SASEBO NAVAL BASE, Japan — A Navy investigation says chaos on the USS Essex bridge contributed to a May 16 collision with a fleet replenishment oiler off the coast of Southern California and recommends administrative actions against four officers.
A report released this week said Capt. Chuck Litchfield and his crew avoided one collision at the bow after a steering malfunction brought the Essex dangerously close to the USNS Yukon that morning, but that they should have been able to avoid a stern crash.
But with orders coming from multiple people in multiple directions, the crew did not know who was saying what or whom to obey, the report said. Mistakes — like excessive left rudder — and orders to increase speed went unchecked and ignored in the confusion, resulting in the crash that caused an undisclosed amount of damage to both ships and cost Litchfield his job. No one was injured and no fuel was spilled.
“While a loss of steering casualty alongside another vessel is a precarious situation — in this case, recovery and avoidance of a collision was possible and probable,” wrote Rear Adm. Gerard Hueber, commander of Expeditionary Strike Group 3. “The bridge watch team had nearly a minute to recover and, if the correct and timely maneuvering actions had been taken by the conning officer, officer of the deck and the commanding officer, this collision could have been avoided.”
The report cast further dispersions upon Litchfield, saying the decorated helicopter test pilot did not give “clear and forceful” direction, and questioned whether an inexperienced watch team contributed to the accident.
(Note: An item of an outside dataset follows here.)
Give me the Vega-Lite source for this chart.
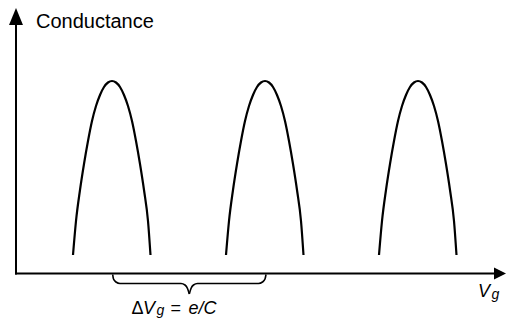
{
  "$schema": "https://vega.github.io/schema/vega-lite/v6.json",
  "width": 508,
  "height": 320,
  "autosize": {"type": "fit", "contains": "padding"},
  "padding": 0,
  "background": "white",
  "config": {"view": {"stroke": null}, "font": "Liberation Sans"},
  "datasets": {
    "axes": [
      {"x": 0, "y": 0, "x2": 4.79, "y2": 0},
      {"x": 0, "y": 0, "x2": 0, "y2": 2.5}
    ],
    "arrowUp": [{"x": 0, "y": 2.57}],
    "arrowRight": [{"x": 4.84, "y": 0}],
    "peaks": [
      {"peak": 1, "x": 0.57, "y": 0.185}, {"peak": 1, "x": 0.60, "y": 0.525}, {"peak": 1, "x": 0.64, "y": 0.835},
      {"peak": 1, "x": 0.68, "y": 1.095}, {"peak": 1, "x": 0.72, "y": 1.325}, {"peak": 1, "x": 0.76, "y": 1.525},
      {"peak": 1, "x": 0.80, "y": 1.675}, {"peak": 1, "x": 0.84, "y": 1.785}, {"peak": 1, "x": 0.88, "y": 1.865},
      {"peak": 1, "x": 0.92, "y": 1.91}, {"peak": 1, "x": 0.96, "y": 1.925}, {"peak": 1, "x": 1.00, "y": 1.91},
      {"peak": 1, "x": 1.04, "y": 1.865}, {"peak": 1, "x": 1.08, "y": 1.785}, {"peak": 1, "x": 1.12, "y": 1.675},
      {"peak": 1, "x": 1.16, "y": 1.525}, {"peak": 1, "x": 1.20, "y": 1.325}, {"peak": 1, "x": 1.24, "y": 1.095},
      {"peak": 1, "x": 1.28, "y": 0.835}, {"peak": 1, "x": 1.32, "y": 0.525}, {"peak": 1, "x": 1.345, "y": 0.185},
      {"peak": 2, "x": 2.10, "y": 0.185}, {"peak": 2, "x": 2.13, "y": 0.525}, {"peak": 2, "x": 2.17, "y": 0.835},
      {"peak": 2, "x": 2.21, "y": 1.095}, {"peak": 2, "x": 2.25, "y": 1.325}, {"peak": 2, "x": 2.29, "y": 1.525},
      {"peak": 2, "x": 2.33, "y": 1.675}, {"peak": 2, "x": 2.37, "y": 1.785}, {"peak": 2, "x": 2.41, "y": 1.865},
      {"peak": 2, "x": 2.45, "y": 1.91}, {"peak": 2, "x": 2.49, "y": 1.925}, {"peak": 2, "x": 2.53, "y": 1.91},
      {"peak": 2, "x": 2.57, "y": 1.865}, {"peak": 2, "x": 2.61, "y": 1.785}, {"peak": 2, "x": 2.65, "y": 1.675},
      {"peak": 2, "x": 2.69, "y": 1.525}, {"peak": 2, "x": 2.73, "y": 1.325}, {"peak": 2, "x": 2.77, "y": 1.095},
      {"peak": 2, "x": 2.81, "y": 0.835}, {"peak": 2, "x": 2.85, "y": 0.525}, {"peak": 2, "x": 2.875, "y": 0.185},
      {"peak": 3, "x": 3.63, "y": 0.185}, {"peak": 3, "x": 3.66, "y": 0.525}, {"peak": 3, "x": 3.70, "y": 0.835},
      {"peak": 3, "x": 3.74, "y": 1.095}, {"peak": 3, "x": 3.78, "y": 1.325}, {"peak": 3, "x": 3.82, "y": 1.525},
      {"peak": 3, "x": 3.86, "y": 1.675}, {"peak": 3, "x": 3.90, "y": 1.785}, {"peak": 3, "x": 3.94, "y": 1.865},
      {"peak": 3, "x": 3.98, "y": 1.91}, {"peak": 3, "x": 4.02, "y": 1.925}, {"peak": 3, "x": 4.06, "y": 1.91},
      {"peak": 3, "x": 4.10, "y": 1.865}, {"peak": 3, "x": 4.14, "y": 1.785}, {"peak": 3, "x": 4.18, "y": 1.675},
      {"peak": 3, "x": 4.22, "y": 1.525}, {"peak": 3, "x": 4.26, "y": 1.325}, {"peak": 3, "x": 4.30, "y": 1.095},
      {"peak": 3, "x": 4.34, "y": 0.835}, {"peak": 3, "x": 4.38, "y": 0.525}, {"peak": 3, "x": 4.405, "y": 0.185}
    ],
    "brace": [
      {"half": "L", "x": 0.967, "y": -0.01}, {"half": "L", "x": 0.975, "y": -0.055}, {"half": "L", "x": 1.0, "y": -0.085},
      {"half": "L", "x": 1.04, "y": -0.1}, {"half": "L", "x": 1.65, "y": -0.1}, {"half": "L", "x": 1.69, "y": -0.115},
      {"half": "L", "x": 1.715, "y": -0.15}, {"half": "L", "x": 1.733, "y": -0.205},
      {"half": "R", "x": 1.733, "y": -0.205}, {"half": "R", "x": 1.75, "y": -0.15}, {"half": "R", "x": 1.775, "y": -0.115},
      {"half": "R", "x": 1.815, "y": -0.1}, {"half": "R", "x": 2.425, "y": -0.1}, {"half": "R", "x": 2.465, "y": -0.085},
      {"half": "R", "x": 2.49, "y": -0.055}, {"half": "R", "x": 2.5, "y": -0.01}
    ],
    "labelTitle": [{"label": "Conductance", "x": 0.2, "y": 2.455}],
    "labelNormal": [
      {"label": "Δ", "x": 1.155, "y": -0.4},
      {"label": "=", "x": 1.545, "y": -0.4}
    ],
    "labelItalic": [
      {"label": "V", "x": 1.27, "y": -0.4},
      {"label": "e/C", "x": 1.725, "y": -0.4},
      {"label": "V", "x": 4.62, "y": -0.235}
    ],
    "labelSub": [
      {"label": "g", "x": 1.405, "y": -0.415},
      {"label": "g", "x": 4.755, "y": -0.255}
    ]
  },
  "layer": [
    {
      "data": {"name": "axes"},
      "mark": {"type": "rule", "color": "black", "strokeWidth": 2, "strokeCap": "square"},
      "encoding": {
        "x": {"field": "x", "type": "quantitative", "axis": null, "scale": {"domain": [-0.16, 4.92], "nice": false, "zero": false}},
        "y": {"field": "y", "type": "quantitative", "axis": null, "scale": {"domain": [-0.465, 2.735], "nice": false, "zero": false}},
        "x2": {"field": "x2"},
        "y2": {"field": "y2"}
      }
    },
    {
      "data": {"name": "arrowUp"},
      "mark": {"type": "point", "shape": "M0,-1L0.82,1L-0.82,1Z", "size": 289, "filled": true, "color": "black", "opacity": 1},
      "encoding": {
        "x": {"field": "x", "type": "quantitative", "axis": null, "scale": {"domain": [-0.16, 4.92], "nice": false, "zero": false}},
        "y": {"field": "y", "type": "quantitative", "axis": null, "scale": {"domain": [-0.465, 2.735], "nice": false, "zero": false}}
      }
    },
    {
      "data": {"name": "arrowRight"},
      "mark": {"type": "point", "shape": "M1,0L-1,-1L-1,1Z", "size": 144, "filled": true, "color": "black", "opacity": 1},
      "encoding": {
        "x": {"field": "x", "type": "quantitative", "axis": null, "scale": {"domain": [-0.16, 4.92], "nice": false, "zero": false}},
        "y": {"field": "y", "type": "quantitative", "axis": null, "scale": {"domain": [-0.465, 2.735], "nice": false, "zero": false}}
      }
    },
    {
      "data": {"name": "peaks"},
      "mark": {"type": "line", "color": "black", "strokeWidth": 2.2, "interpolate": "monotone"},
      "encoding": {
        "x": {"field": "x", "type": "quantitative", "axis": null, "scale": {"domain": [-0.16, 4.92], "nice": false, "zero": false}},
        "y": {"field": "y", "type": "quantitative", "axis": null, "scale": {"domain": [-0.465, 2.735], "nice": false, "zero": false}},
        "detail": {"field": "peak", "type": "nominal"}
      }
    },
    {
      "data": {"name": "brace"},
      "mark": {"type": "line", "color": "black", "strokeWidth": 1.6, "interpolate": "monotone"},
      "encoding": {
        "x": {"field": "x", "type": "quantitative", "axis": null, "scale": {"domain": [-0.16, 4.92], "nice": false, "zero": false}},
        "y": {"field": "y", "type": "quantitative", "axis": null, "scale": {"domain": [-0.465, 2.735], "nice": false, "zero": false}},
        "detail": {"field": "half", "type": "nominal"}
      }
    },
    {
      "data": {"name": "labelTitle"},
      "mark": {"type": "text", "fontSize": 20, "align": "left", "baseline": "alphabetic", "color": "black"},
      "encoding": {
        "x": {"field": "x", "type": "quantitative", "axis": null, "scale": {"domain": [-0.16, 4.92], "nice": false, "zero": false}},
        "y": {"field": "y", "type": "quantitative", "axis": null, "scale": {"domain": [-0.465, 2.735], "nice": false, "zero": false}},
        "text": {"field": "label"}
      }
    },
    {
      "data": {"name": "labelNormal"},
      "mark": {"type": "text", "fontSize": 18, "align": "left", "baseline": "alphabetic", "color": "black"},
      "encoding": {
        "x": {"field": "x", "type": "quantitative", "axis": null, "scale": {"domain": [-0.16, 4.92], "nice": false, "zero": false}},
        "y": {"field": "y", "type": "quantitative", "axis": null, "scale": {"domain": [-0.465, 2.735], "nice": false, "zero": false}},
        "text": {"field": "label"}
      }
    },
    {
      "data": {"name": "labelItalic"},
      "mark": {"type": "text", "fontSize": 18, "fontStyle": "italic", "align": "left", "baseline": "alphabetic", "color": "black"},
      "encoding": {
        "x": {"field": "x", "type": "quantitative", "axis": null, "scale": {"domain": [-0.16, 4.92], "nice": false, "zero": false}},
        "y": {"field": "y", "type": "quantitative", "axis": null, "scale": {"domain": [-0.465, 2.735], "nice": false, "zero": false}},
        "text": {"field": "label"}
      }
    },
    {
      "data": {"name": "labelSub"},
      "mark": {"type": "text", "fontSize": 14, "fontStyle": "italic", "align": "left", "baseline": "alphabetic", "color": "black"},
      "encoding": {
        "x": {"field": "x", "type": "quantitative", "axis": null, "scale": {"domain": [-0.16, 4.92], "nice": false, "zero": false}},
        "y": {"field": "y", "type": "quantitative", "axis": null, "scale": {"domain": [-0.465, 2.735], "nice": false, "zero": false}},
        "text": {"field": "label"}
      }
    }
  ]
}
It recommended administrative actions against the ship’s executive officer, helm safety officer, conning officer and officer of the deck for the breakdown.
“The commanding officer is accountable for this incident,” Hueber wrote. “His watch team made mistakes, but he was responsible, as the commanding officer, to notice and correct these mistakes. In order to do so, he had to take control of the situation and he did not.”
At the same time, the report states similar steering malfunctions are not part of training due to simulator limitations. It was the crew’s first at-sea replenishment aboard the Essex. Litchfield had performed four as commanding officer of the USS Bonhomme Richard and 10 as executive officer.
Litchfield was fired in June for his handling of the incident after Hueber said he lost confidence in his ability to command. The Essex, known as the Iron Gator, had just completed a hull swap with the USS Bonhomme Richard in April in Sasebo, Japan, where the ship had been for 12 years. It was heading to its new home in U.S. 3rd Fleet rotational forces in San Diego and was 120 miles off the California coast at the time of the accident. Both ships were able to continue on to San Diego under their own power.
The collision was the latest in a series of missteps for the Essex and U.S. Navy ships as their readiness is often called into question with deep budget cuts looming.
The 21-year-old Essex was responsible for extensive humanitarian assistance during its time in Sasebo, but its final years in the region were marred by maintenance issues and missed deployments, which were blamed on a high operational tempo, in addition to the death of a sailor that was attributed in part to non-functioning systems.
Litchfield was replaced by former commanding officer of the USS Bonhomme Richard, Capt. Jonathan Harnden, Jr. The Essex underwent repairs in San Diego and was able to participate in this year’s Rim of the Pacific exercises.